En novembre 2018, un internaute victime à six reprises d’escroqueries sur des miroirs-leurres a même entrepris de créer une liste noire de sites usurpateurs. Ce site, nommé Scam List Of Tor, permet aux utilisateurs de signaler les sites suspects (« Submit a scam site »). Les utilisateurs peuvent éventuellement disculper les sites inscrits à tort sur cette liste noire (« Report false listing »).
Scam list Of Tor - Site original
Cette initiative n’est pas passée inaperçue auprès des créateurs de sites piégés. Un an plus tard, le premier miroir malicieux de Scam List Of Tor était créé. Comme le créateur du site original le signale sur sa page, les escrocs ont imité son site mais ont rajouté une section supplémentaire : les sites vérifiés. Cette section, censée désigner des sites de confiance, redirige les utilisateurs vers des leurres.
Scam List Of Tor - Miroir leurre
Depuis cette date, le site a été répliqué à 1 440 exemplaires, tous malicieux. Comble du raffinement, le ou les créateurs de ces « pièges à touristes » du Dark Web ont cette fois pris la peine de faire en sorte qu’une grande partie de leurs sites se référencent entre eux. Ils donnent ainsi l’illusion d’une plus grande crédibilité. Un utilisateur qui voudrait vérifier l’authenticité du site pourrait en effet être tenté de faire un contrôle de cohérence entre plusieurs versions de Scam List Of Tor. Comme les leurres se référencent les uns les autres, l’utilisateur est pris au piège, comme dans une toile d’araignée. En quelque sorte, nous pouvons parler ici d’une « web of trust » inversée.
Les réseaux de faux Scam List of Tor
Le graphe suivant illustre à la fois la ténacité des créateurs des miroirs malicieux (les cercles rouges) et le poids relatif du site original (le triangle bleu). Nous observons deux réseaux très interconnectés et trois réseaux moins fournis. Sur le plus gros réseau, quatre nœuds font office de référence. En effet, leur taille est proportionnelle au nombre de liens qui dirigent vers ces sites.

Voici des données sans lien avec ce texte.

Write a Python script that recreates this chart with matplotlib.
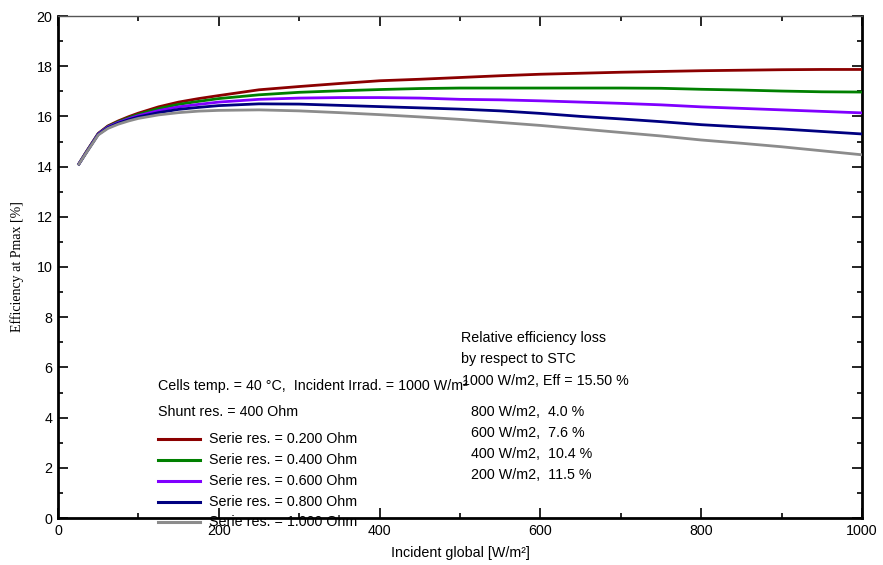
import matplotlib
matplotlib.use("Agg")
import matplotlib.pyplot as plt
from matplotlib.ticker import MultipleLocator
from matplotlib.lines import Line2D

plt.rcParams['font.family'] = ['Liberation Sans', 'DejaVu Sans']

# Incident global irradiance [W/m²]
irradiance = [25, 35, 50, 62, 75, 88, 100, 125, 150, 175, 200, 250, 300, 350, 400,
              450, 500, 550, 600, 650, 700, 750, 800, 850, 900, 950, 1000]

# Efficiency at Pmax [%] for each series resistance
eff_r020 = [14.06, 14.58, 15.32, 15.62, 15.82, 15.99, 16.13, 16.38, 16.57, 16.71,
            16.83, 17.06, 17.19, 17.31, 17.42, 17.48, 17.55, 17.62, 17.68, 17.72,
            17.76, 17.79, 17.82, 17.84, 17.86, 17.87, 17.87]
eff_r040 = [14.06, 14.57, 15.31, 15.60, 15.79, 15.95, 16.08, 16.31, 16.48, 16.60,
            16.71, 16.86, 16.96, 17.02, 17.07, 17.11, 17.13, 17.13, 17.13, 17.13,
            17.13, 17.12, 17.08, 17.05, 17.01, 16.98, 16.97]
eff_r060 = [14.06, 14.56, 15.30, 15.58, 15.76, 15.91, 16.03, 16.23, 16.38, 16.48,
            16.57, 16.68, 16.73, 16.75, 16.75, 16.73, 16.68, 16.66, 16.62, 16.57,
            16.52, 16.46, 16.38, 16.32, 16.26, 16.20, 16.14]
eff_r080 = [14.05, 14.55, 15.28, 15.55, 15.73, 15.87, 15.98, 16.15, 16.28, 16.36,
            16.43, 16.50, 16.49, 16.44, 16.39, 16.34, 16.29, 16.22, 16.12, 16.00,
            15.90, 15.79, 15.67, 15.58, 15.50, 15.40, 15.30]
eff_r100 = [14.05, 14.54, 15.26, 15.52, 15.69, 15.82, 15.92, 16.06, 16.15, 16.21,
            16.24, 16.26, 16.22, 16.15, 16.07, 15.98, 15.88, 15.76, 15.64, 15.50,
            15.36, 15.22, 15.06, 14.93, 14.79, 14.63, 14.47]

series = [eff_r020, eff_r040, eff_r060, eff_r080, eff_r100]
series_labels = ["Serie res. = 0.200 Ohm", "Serie res. = 0.400 Ohm",
                 "Serie res. = 0.600 Ohm", "Serie res. = 0.800 Ohm",
                 "Serie res. = 1.000 Ohm"]
colors = ["#8b0000", "#008000", "#8000ff", "#000080", "#8c8c8c"]

loss_lines = ["800 W/m2,  4.0 %", "600 W/m2,  7.6 %",
              "400 W/m2,  10.4 %", "200 W/m2,  11.5 %"]

FS = 10.3

fig = plt.figure(figsize=(8.83, 5.65), dpi=100)
ax = fig.add_axes([58 / 883, 1 - 518 / 565, (862 - 58) / 883, (518 - 16) / 565])

for ys, c in zip(series, colors):
    ax.plot(irradiance, ys, color=c, lw=2.0, solid_capstyle='butt', zorder=3)

ax.set_xlim(0, 1000)
ax.set_ylim(0, 20)
ax.xaxis.set_major_locator(MultipleLocator(200))
ax.xaxis.set_minor_locator(MultipleLocator(100))
ax.yaxis.set_major_locator(MultipleLocator(2))
ax.yaxis.set_minor_locator(MultipleLocator(1))
ax.tick_params(which='both', direction='in', top=True, right=True,
               colors='black', labelsize=FS, width=1.2)
ax.tick_params(which='major', length=7, pad=4)
ax.tick_params(which='minor', length=3.5)
ax.tick_params(axis='x', which='major', pad=4)

for side in ('left', 'bottom', 'right'):
    ax.spines[side].set_linewidth(2.0)
    ax.spines[side].set_color('black')
ax.spines['top'].set_linewidth(1.0)
ax.spines['top'].set_color('#555555')

ax.set_xlabel("Incident global [W/m²]", fontsize=FS, labelpad=6)
ax.set_ylabel("Efficiency at Pmax [%]", fontsize=10,
              family=['Liberation Serif', 'DejaVu Serif'], labelpad=9)

# Operating conditions
ax.text(125, 5.26, "Cells temp. = 40 °C,  Incident Irrad. = 1000 W/m²",
        fontsize=FS, va='center', ha='left', zorder=4)
ax.text(125, 4.21, "Shunt res. = 400 Ohm", fontsize=FS, va='center', ha='left')

# Series resistance key
key_rows = [3.15, 2.33, 1.49, 0.65, -0.17]
for yk, c, lab in zip(key_rows, colors, series_labels):
    ax.add_line(Line2D([125, 177], [yk, yk], color=c, lw=2.2, clip_on=False))
    ax.text(188, yk, lab, fontsize=FS, va='center', ha='left', clip_on=False)

# Relative efficiency loss block
ax.text(501, 7.17, "Relative efficiency loss", fontsize=FS, va='center', ha='left')
ax.text(501, 6.33, "by respect to STC", fontsize=FS, va='center', ha='left')
ax.text(502, 5.46, "1000 W/m2, Eff = 15.50 %", fontsize=FS, va='center', ha='left')
for yk, t in zip([4.21, 3.37, 2.54, 1.71], loss_lines):
    ax.text(514, yk, t, fontsize=FS, va='center', ha='left')

fig.savefig("out.png", dpi=100)
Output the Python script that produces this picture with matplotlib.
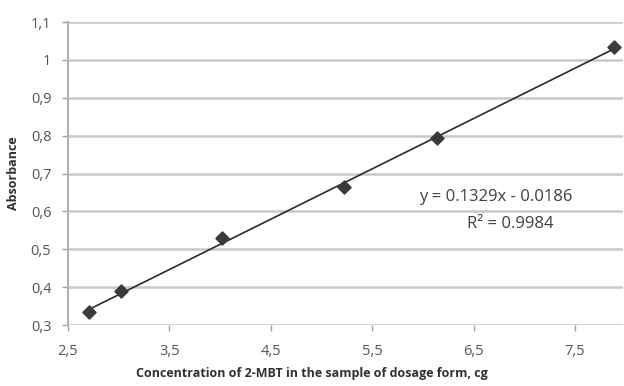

Nous voyons ici l’ironie qui sévit sur le Dark Web. Non seulement une grande partie de sa masse totale est constituée de sites qui escroquent des personnes qui pensent pouvoir effectuer des opérations frauduleuses… en toute confiance, mais les sites censés dénoncer les tromperies sont eux aussi usurpés. Ceci ne doit toutefois pas occulter le caractère tout à fait réel et sérieux d’une autre partie du Dark Web. A côté de ces miroirs, il reste en effet un volume non négligeable de plusieurs milliers de sites, dont nous ferons prochainement un tour d’horizon.